Upgrade a view to Unity Catalog

After you upgrade all of a view’s referenced tables to the same Unity Catalog metastore, you can create a new view that references the new tables.

Upgrade a table to a Unity Catalog managed table

To upgrade a table to Unity Catalog as a managed table:

  1. Create a new Unity Catalog table by querying the existing table. Replace the placeholder values:

    • <catalog>: The Unity Catalog catalog for the new table.

    • <new-schema>: The Unity Catalog schema for the new table.

    • <new-table>: A name for the Unity Catalog table.

    • <old-schema>: The schema for the old table, such as default.

    • <old-table>: The name of the old table.

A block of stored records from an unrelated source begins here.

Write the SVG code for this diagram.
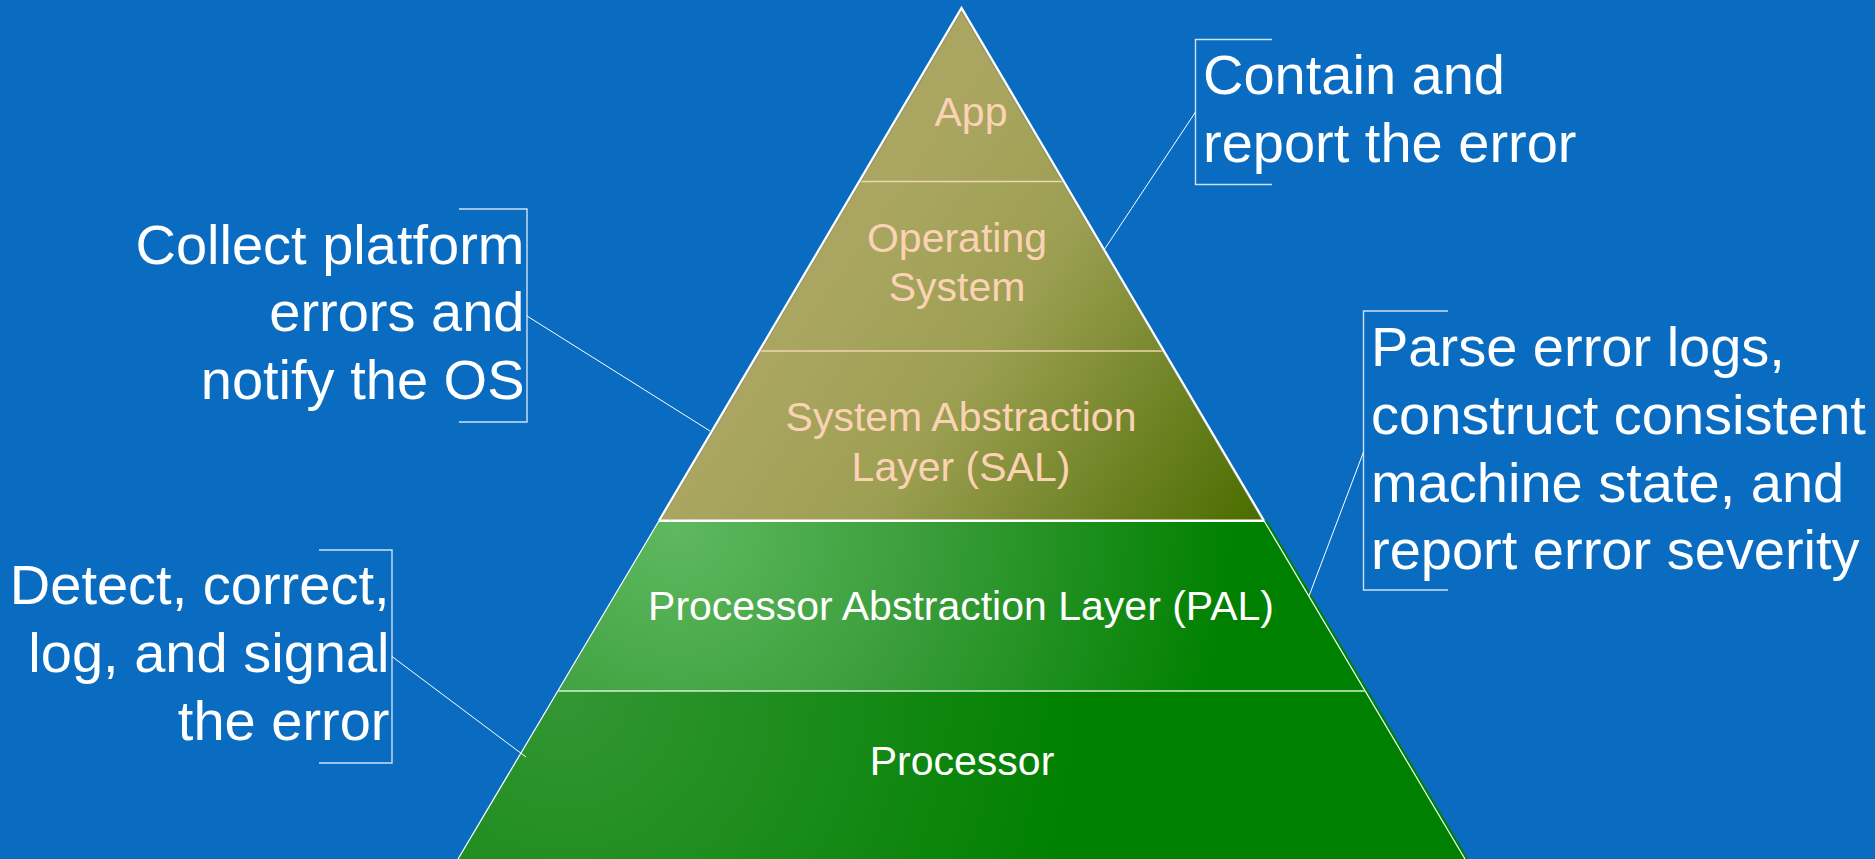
<svg xmlns="http://www.w3.org/2000/svg" width="1875" height="859" viewBox="0 0 1875 859">
  <defs>
    <!-- olive shading for the upper (software) tiers -->
    <linearGradient id="oliveShade" gradientUnits="userSpaceOnUse" x1="850" y1="250" x2="1250" y2="530">
      <stop offset="0" stop-color="#aaa661"/>
      <stop offset="0.35" stop-color="#9c9f52"/>
      <stop offset="1" stop-color="#4a6d00"/>
    </linearGradient>
    <!-- green shading for the firmware tier, brightest at its upper left corner -->
    <radialGradient id="palShade" gradientUnits="userSpaceOnUse" cx="675" cy="525" r="560">
      <stop offset="0" stop-color="#5fb95f"/>
      <stop offset="0.45" stop-color="#3a9d3a"/>
      <stop offset="1" stop-color="#008000"/>
    </radialGradient>
    <!-- green shading for the hardware tier -->
    <radialGradient id="cpuShade" gradientUnits="userSpaceOnUse" cx="565" cy="695" r="520">
      <stop offset="0" stop-color="#339633"/>
      <stop offset="1" stop-color="#008000"/>
    </radialGradient>
    <style>
      .tier-label { font-family: "Liberation Sans", Arial, sans-serif; font-size: 41px; text-anchor: middle; }
      .peach { fill: #fcd2b4; }
      .white { fill: #ffffff; }
      .note { font-family: "Liberation Sans", Arial, sans-serif; font-size: 56px; fill: #ffffff; }
      .note-r { text-anchor: end; }
      .bracket { fill: none; stroke: #cfe0f2; stroke-width: 1.4; }
      .leader { fill: none; stroke: #ffffff; stroke-width: 1; }
      .divider-peach { stroke: #f2d4b0; stroke-width: 1.6; }
    </style>
  </defs>

  <!-- backdrop -->
  <rect width="1875" height="859" fill="#0a6cc1"/>

  <!-- pyramid tiers, top to bottom -->
  <g id="layer-app">
    <polygon points="961.5,8 1063.9,181.5 859.1,181.5" fill="url(#oliveShade)"/>
    <text class="tier-label peach" x="971" y="126">App</text>
  </g>
  <g id="layer-os">
    <polygon points="859.1,181.5 1063.9,181.5 1163.9,351 759.1,351" fill="url(#oliveShade)"/>
    <text class="tier-label peach" x="957" y="252">Operating</text>
    <text class="tier-label peach" x="957" y="301">System</text>
  </g>
  <g id="layer-sal">
    <polygon points="759.1,351 1163.9,351 1264,520.7 659,520.7" fill="url(#oliveShade)"/>
    <text class="tier-label peach" x="961" y="431">System Abstraction</text>
    <text class="tier-label peach" x="961" y="481">Layer (SAL)</text>
  </g>
  <g id="layer-pal">
    <polygon points="659,520.7 1264,520.7 1364.5,691 558.5,691" fill="url(#palShade)"/>
    <text class="tier-label white" x="961" y="620">Processor Abstraction Layer (PAL)</text>
  </g>
  <g id="layer-processor">
    <polygon points="558.5,691 1364.5,691 1465,859 458,859" fill="url(#cpuShade)"/>
    <text class="tier-label white" x="962" y="775">Processor</text>
  </g>

  <!-- tier dividers and pyramid outline -->
  <g id="pyramid-edges">
    <line class="divider-peach" x1="859.1" y1="181.5" x2="1063.9" y2="181.5"/>
    <line class="divider-peach" x1="759.1" y1="351" x2="1163.9" y2="351"/>
    <line x1="558.5" y1="691" x2="1364.5" y2="691" stroke="#d6efd6" stroke-width="1.3"/>
    <!-- faint inner shade along the upper slopes -->
    <polyline points="661.5,519 961.5,11.5 1261.5,519" fill="none" stroke="#8a8a70" stroke-width="1.2" stroke-opacity="0.6"/>
    <polyline points="659,520.7 961.5,8 1264,520.7" fill="none" stroke="#ffffff" stroke-width="2.2" stroke-linejoin="miter"/>
    <line x1="659" y1="520.7" x2="1264" y2="520.7" stroke="#ffffff" stroke-width="2.6"/>
    <line x1="659" y1="520.7" x2="458" y2="859" stroke="#ffffff" stroke-width="1.2"/>
    <line x1="1265.5" y1="520.7" x2="1466.5" y2="859" stroke="#008000" stroke-width="3"/>
    <line x1="1264" y1="520.7" x2="1465" y2="859" stroke="#f4fff4" stroke-width="1.2"/>
  </g>

  <!-- callouts -->
  <g id="note-contain">
    <polyline class="bracket" points="1272,39.5 1195.5,39.5 1195.5,184.5 1272,184.5"/>
    <text class="note" x="1203" y="93.5">Contain and</text>
    <text class="note" x="1203" y="162">report the error</text>
  </g>
  <g id="note-parse">
    <polyline class="bracket" points="1448,311 1363.5,311 1363.5,590 1448,590"/>
    <text class="note" x="1371" y="366">Parse error logs,</text>
    <text class="note" x="1371" y="434">construct consistent</text>
    <text class="note" x="1371" y="502">machine state, and</text>
    <text class="note" x="1371" y="569">report error severity</text>
  </g>
  <g id="note-collect">
    <polyline class="bracket" points="459,209 527,209 527,422 459,422"/>
    <text class="note note-r" x="524.5" y="263.5">Collect platform</text>
    <text class="note note-r" x="524.5" y="331">errors and</text>
    <text class="note note-r" x="524.5" y="399">notify the OS</text>
  </g>
  <g id="note-detect">
    <polyline class="bracket" points="319,550 392,550 392,763 319,763"/>
    <text class="note note-r" x="389.5" y="604">Detect, correct,</text>
    <text class="note note-r" x="389.5" y="672">log, and signal</text>
    <text class="note note-r" x="389.5" y="740">the error</text>
  </g>

  <!-- leader lines from callouts to tiers -->
  <g id="connectors">
    <line class="leader" x1="1195.5" y1="112" x2="1104" y2="250"/>
    <line class="leader" x1="1363.5" y1="452" x2="1309" y2="596"/>
    <line class="leader" x1="527" y1="316" x2="710" y2="431"/>
    <line class="leader" x1="392" y1="656.5" x2="526" y2="757"/>
  </g>
</svg>
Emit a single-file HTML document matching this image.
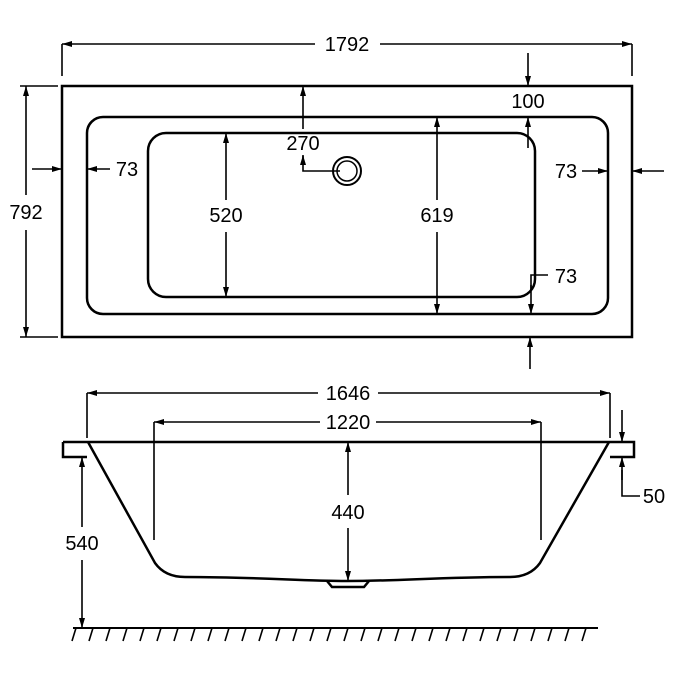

    CREATE TABLE <catalog>.<new-schema>.<new-table>
    AS SELECT * FROM hive_metastore.<old-schema>.<old-table>;
    
    df = spark.table("hive_metastore.<old-schema>.<old-table>")
    
    df.write.saveAsTable(
      name = "<catalog>.<new-schema>.<new-table>"
    )
    
    %r
    library(SparkR)
    
    df = tableToDF("hive_metastore.<old-schema>.<old-table>")
    
    saveAsTable(
      df = df,
      tableName = "<catalog>.<new-schema>.<new-table>"
    )
    
    val df = spark.table("hive_metastore.<old-schema>.<old-table>")
    
    df.write.saveAsTable(
      tableName = "<catalog>.<new-schema>.<new-table>"
    )
    

    If you want to migrate only some columns or rows, modify the SELECT statement.

    Note

    This command creates a managed table in which data is copied into the storage location that was nominated when the metastore was set up. To create an external table, where a table is registered in Unity Catalog without moving the data in cloud storage, see Upgrade a single external table to Unity Catalog.

  2. Grant account-level users or groups access to the new table. See Manage privileges in Unity Catalog.

  3. After the table is migrated, users should update their existing queries and workloads to use the new table.

  4. Before you drop the old table, test for dependencies by revoking access to it and re-running related queries and workloads.